In Peskin & Schroeder's QFT textbook, the following Fourier integral representation of Dirac delta function is given on page no. xxi.
$$\int d^4x \, \exp(ik\cdot x) = (2\pi)^4 \, \delta^{(4)}(k). $$
As Dirac delta function is an even function, I can write the following.
$$(2\pi)^4 \, \delta^{(4)}(-k) = \int d^4x \, \exp(-ik\cdot x) = (2\pi)^4 \, \delta^{(4)}(k). $$
Therefore, I conclude that $$\int d^4x \, \exp(ik\cdot x) = \int d^4x \, \exp(-ik\cdot x). \tag 1$$
The integrands are not equal to each other: $$\exp(ik\cdot x) \neq \exp(-ik\cdot x).$$
My Question
What does bar me from writing $\exp(ik\cdot x) = \exp(-ik\cdot x)$ from Eq. (1)? I don't think that I can use Fundamental Theorem of Calculus here to show that the integrands are equal. (If it is easier to understand in 1D, I would appreciate an answer for the 1D case as well.)
Barring obvious analytic issues of how to interpret $\int_{\mathbb R^4} e^{ik\cdot x}\,dx$, I think you may be trying to apply something like the following fact:
Fact. If $f(x)$ and $g(x)$ are integrable functions such that $\int_Af(x)\,dx = \int_Ag(x)\,dx$ for all measurable $A$, then $f(x) = g(x)$ almost everywhere.
But it looks like you are trying to conclude that $f(x) = g(x)$ when you only know $\int f(x)\,dx = \int g(x)\,dx$ (i.e. that the integrals over the whole space are equal). This is almost never true, even if $f(x)$ and $g(x)$ were non-negative.
Or to put it in analogous terms with another more transparent example with fewer analytic subtleties, you know $\int_0^{2\pi} \sin(x)\,dx=\int_0^{2\pi}0\,dx$. What prevents you from concluding $\sin(x)=0$ for all $x\in[0,2\pi]$?
Added: A "(Lebesgue)-measurable set" is a technical term, referring to a member of the Lebesgue $\sigma$-algebra on $\mathbb R^n$. Amongst the measurable sets are all open sets, for example. Completely generally, a measurable set is one that can be well approximated by finite unions of open cubes in a certain precise sense. For this reason, I think it's useful intuition to think of a general measurable set as a finite union of open cubes, and then the fact boils down to verifying that $\int_Qf(x)\,dx = \int_Qg(x)\,dx$ for every open cube $Q$. There are many good resources to learn about measure theory. I would recommend Stein and Shakarchi Real Analysis.

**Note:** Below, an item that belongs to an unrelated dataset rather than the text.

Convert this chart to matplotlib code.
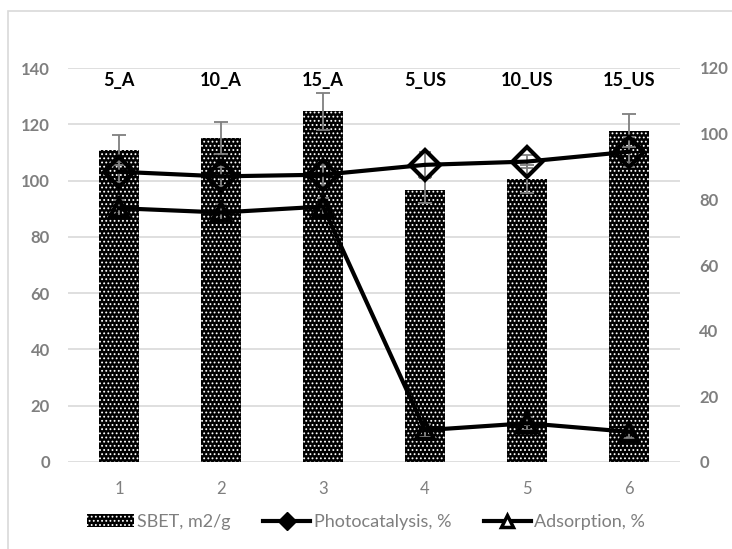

In analysis and in physics (I think in E&M I have seen this, though I am blanking on a concrete example right now), the main application of the fact I know is the following. Sometimes you have a function $f(x)$ you care about and you know $\int f(x)\phi(x)\,dx = 0$ for every smooth compactly supported $\phi(x)$ (often verified with an integration by parts/Stokes' theorem). Then the fact can be verified by approximating sets that are finite unions of cubes by sums of smooth compactly supported bump functions. So we can conclude that $f(x) = 0$.
The other area I know where the fact gets applied with some frequency is in probability theory, and specifically martingale theory and its applications. Briefly, in that context if you have a $\sigma$-algebra $\mathcal F$, an $\mathcal F$-measurable random variable $Z$ you suspect is the conditional expectation of another random variable $X$ with respect to $\mathcal F$, you can prove $Z = E[X\mid\mathcal F]$ by checking that $E[Z;A] = E[X;A]$ for every $A\in\mathcal F$. Relevant in this connection is Dynkin's $\pi$-$\lambda$ theorem which is a powerful method for establishing identities such as this.